----- Dataset content

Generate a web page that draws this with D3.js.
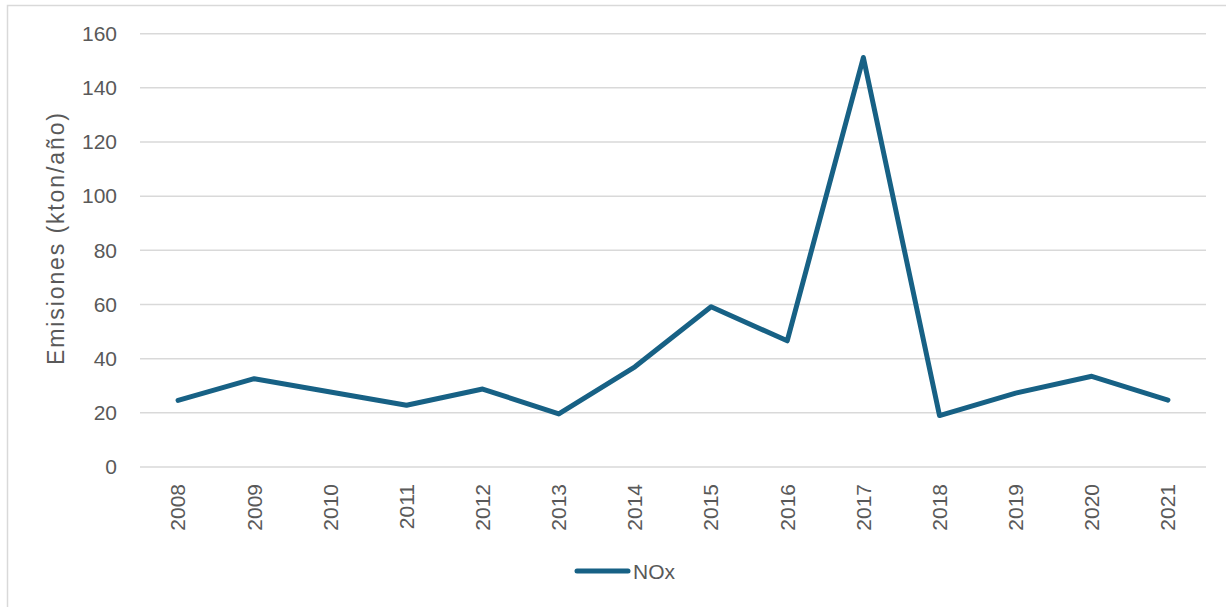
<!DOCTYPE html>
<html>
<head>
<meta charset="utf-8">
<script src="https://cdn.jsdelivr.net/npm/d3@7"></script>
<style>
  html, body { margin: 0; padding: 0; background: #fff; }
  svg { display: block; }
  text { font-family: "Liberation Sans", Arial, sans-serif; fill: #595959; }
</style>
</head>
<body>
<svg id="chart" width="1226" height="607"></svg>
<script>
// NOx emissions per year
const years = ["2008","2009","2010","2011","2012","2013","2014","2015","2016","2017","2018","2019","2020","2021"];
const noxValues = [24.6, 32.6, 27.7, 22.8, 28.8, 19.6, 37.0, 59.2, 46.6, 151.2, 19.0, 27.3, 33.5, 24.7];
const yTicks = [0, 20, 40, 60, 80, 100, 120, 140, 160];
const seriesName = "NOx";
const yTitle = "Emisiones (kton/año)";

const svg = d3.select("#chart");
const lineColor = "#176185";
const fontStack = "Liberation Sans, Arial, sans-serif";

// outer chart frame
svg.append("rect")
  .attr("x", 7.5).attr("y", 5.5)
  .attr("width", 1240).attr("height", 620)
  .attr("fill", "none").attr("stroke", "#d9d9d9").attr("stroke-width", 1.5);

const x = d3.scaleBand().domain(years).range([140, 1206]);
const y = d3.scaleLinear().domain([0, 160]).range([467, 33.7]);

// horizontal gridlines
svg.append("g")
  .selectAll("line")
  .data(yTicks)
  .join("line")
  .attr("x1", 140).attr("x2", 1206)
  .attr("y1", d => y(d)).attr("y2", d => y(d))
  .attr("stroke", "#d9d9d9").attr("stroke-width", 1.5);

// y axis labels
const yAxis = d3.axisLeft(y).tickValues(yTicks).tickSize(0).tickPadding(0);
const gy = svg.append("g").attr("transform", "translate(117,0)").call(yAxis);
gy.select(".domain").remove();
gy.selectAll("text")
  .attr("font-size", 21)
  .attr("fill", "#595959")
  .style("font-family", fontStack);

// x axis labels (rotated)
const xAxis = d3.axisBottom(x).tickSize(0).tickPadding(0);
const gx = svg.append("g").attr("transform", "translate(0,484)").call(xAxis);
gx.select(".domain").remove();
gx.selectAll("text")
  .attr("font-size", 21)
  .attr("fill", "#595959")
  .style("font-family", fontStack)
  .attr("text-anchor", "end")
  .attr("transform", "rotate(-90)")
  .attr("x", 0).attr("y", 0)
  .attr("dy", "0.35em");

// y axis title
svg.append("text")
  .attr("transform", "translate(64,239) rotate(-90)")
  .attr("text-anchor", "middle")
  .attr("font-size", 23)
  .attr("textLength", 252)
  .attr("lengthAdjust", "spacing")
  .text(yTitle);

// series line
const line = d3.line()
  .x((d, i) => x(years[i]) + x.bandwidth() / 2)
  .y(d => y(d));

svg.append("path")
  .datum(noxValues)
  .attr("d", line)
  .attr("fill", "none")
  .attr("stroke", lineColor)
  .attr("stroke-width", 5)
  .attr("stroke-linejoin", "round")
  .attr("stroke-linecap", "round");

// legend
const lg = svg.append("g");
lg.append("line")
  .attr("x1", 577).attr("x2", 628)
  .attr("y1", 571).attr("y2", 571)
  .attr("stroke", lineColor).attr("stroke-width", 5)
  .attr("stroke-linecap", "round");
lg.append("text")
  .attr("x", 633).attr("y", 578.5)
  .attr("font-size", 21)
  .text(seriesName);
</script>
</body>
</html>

----------

What is being asked: Leaving out the pictures, repeat the data above exactly.

Output of the task:
Generate a web page that draws this with D3.js.
<!DOCTYPE html>
<html>
<head>
<meta charset="utf-8">
<script src="https://cdn.jsdelivr.net/npm/d3@7"></script>
<style>
  html, body { margin: 0; padding: 0; background: #fff; }
  svg { display: block; }
  text { font-family: "Liberation Sans", Arial, sans-serif; fill: #595959; }
</style>
</head>
<body>
<svg id="chart" width="1226" height="607"></svg>
<script>
// NOx emissions per year
const years = ["2008","2009","2010","2011","2012","2013","2014","2015","2016","2017","2018","2019","2020","2021"];
const noxValues = [24.6, 32.6, 27.7, 22.8, 28.8, 19.6, 37.0, 59.2, 46.6, 151.2, 19.0, 27.3, 33.5, 24.7];
const yTicks = [0, 20, 40, 60, 80, 100, 120, 140, 160];
const seriesName = "NOx";
const yTitle = "Emisiones (kton/año)";

const svg = d3.select("#chart");
const lineColor = "#176185";
const fontStack = "Liberation Sans, Arial, sans-serif";

// outer chart frame
svg.append("rect")
  .attr("x", 7.5).attr("y", 5.5)
  .attr("width", 1240).attr("height", 620)
  .attr("fill", "none").attr("stroke", "#d9d9d9").attr("stroke-width", 1.5);

const x = d3.scaleBand().domain(years).range([140, 1206]);
const y = d3.scaleLinear().domain([0, 160]).range([467, 33.7]);

// horizontal gridlines
svg.append("g")
  .selectAll("line")
  .data(yTicks)
  .join("line")
  .attr("x1", 140).attr("x2", 1206)
  .attr("y1", d => y(d)).attr("y2", d => y(d))
  .attr("stroke", "#d9d9d9").attr("stroke-width", 1.5);

// y axis labels
const yAxis = d3.axisLeft(y).tickValues(yTicks).tickSize(0).tickPadding(0);
const gy = svg.append("g").attr("transform", "translate(117,0)").call(yAxis);
gy.select(".domain").remove();
gy.selectAll("text")
  .attr("font-size", 21)
  .attr("fill", "#595959")
  .style("font-family", fontStack);

// x axis labels (rotated)
const xAxis = d3.axisBottom(x).tickSize(0).tickPadding(0);
const gx = svg.append("g").attr("transform", "translate(0,484)").call(xAxis);
gx.select(".domain").remove();
gx.selectAll("text")
  .attr("font-size", 21)
  .attr("fill", "#595959")
  .style("font-family", fontStack)
  .attr("text-anchor", "end")
  .attr("transform", "rotate(-90)")
  .attr("x", 0).attr("y", 0)
  .attr("dy", "0.35em");

// y axis title
svg.append("text")
  .attr("transform", "translate(64,239) rotate(-90)")
  .attr("text-anchor", "middle")
  .attr("font-size", 23)
  .attr("textLength", 252)
  .attr("lengthAdjust", "spacing")
  .text(yTitle);

// series line
const line = d3.line()
  .x((d, i) => x(years[i]) + x.bandwidth() / 2)
  .y(d => y(d));

svg.append("path")
  .datum(noxValues)
  .attr("d", line)
  .attr("fill", "none")
  .attr("stroke", lineColor)
  .attr("stroke-width", 5)
  .attr("stroke-linejoin", "round")
  .attr("stroke-linecap", "round");

// legend
const lg = svg.append("g");
lg.append("line")
  .attr("x1", 577).attr("x2", 628)
  .attr("y1", 571).attr("y2", 571)
  .attr("stroke", lineColor).attr("stroke-width", 5)
  .attr("stroke-linecap", "round");
lg.append("text")
  .attr("x", 633).attr("y", 578.5)
  .attr("font-size", 21)
  .text(seriesName);
</script>
</body>
</html>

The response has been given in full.